Step 2: Assess capitalization policies. Review the target's accounting policy for capitalization thresholds, useful life estimates, and the criteria for distinguishing maintenance from growth. Compare to industry norms and the acquirer's policies.
Step 3: Identify reclassification candidates. Flag items where the classification appears aggressive or inconsistent. Focus on large or unusual items, changes in capitalization patterns over time, and categories where management exercises significant judgment.
Step 4: Quantify the EBITDA impact. For each reclassification, calculate the P&L impact over the diligence period. Present the adjusted EBITDA with clear bridging to reported figures.
Interaction with Other Workstreams
CapEx classification interacts with several other diligence workstreams:
EBITDA adjustments. CapEx reclassifications are a normalization adjustment. They should be presented in the earnings bridge alongside other adjustments for consistency.
Free cash flow analysis. Reclassifying capex as opex reduces EBITDA but increases free cash flow conversion (since the cost is no longer a cash outflow below EBITDA). The diligence team should present the impact on both metrics.
Net working capital. Prepaid capex or accrued capital commitments may sit in working capital. The boundary between capex-related balances and operating working capital should be clearly defined.
Tax due diligence. Capitalization affects tax depreciation and deferred tax positions. Reclassifications may have tax implications that the tax diligence workstream should assess.

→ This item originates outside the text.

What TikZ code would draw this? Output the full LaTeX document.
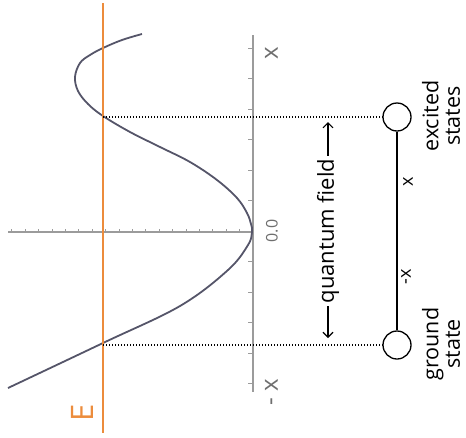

Maintenance CapEx: The Recurring Requirement
Maintenance capex deserves specific attention because it represents a cash cost required to sustain the business at current levels. Unlike growth capex, it is not discretionary.
Buyers often calculate free cash flow to equity as EBITDA minus maintenance capex minus taxes minus interest. If maintenance capex is understated (either through deferral or misclassification as growth), this metric overstates the cash available to equity holders.
The diligence team should assess the adequacy of maintenance capex by analyzing:
- Age and condition of fixed assets
- Trend in maintenance spending relative to asset base
- Planned capital expenditures and deferred maintenance backlog
- Industry benchmarks for maintenance intensity
Process Efficiency
CapEx analysis requires detailed review of the fixed asset register, GL transactions, and supporting documentation. For targets with hundreds or thousands of capitalized items, manual review is impractical.
Teams that use standardized data extraction and normalization processes can efficiently pull fixed asset registers from ERPs and map them to a consistent analytical framework. This reduces the time spent on data preparation and allows analysts to focus on the judgment-intensive assessment of classification appropriateness.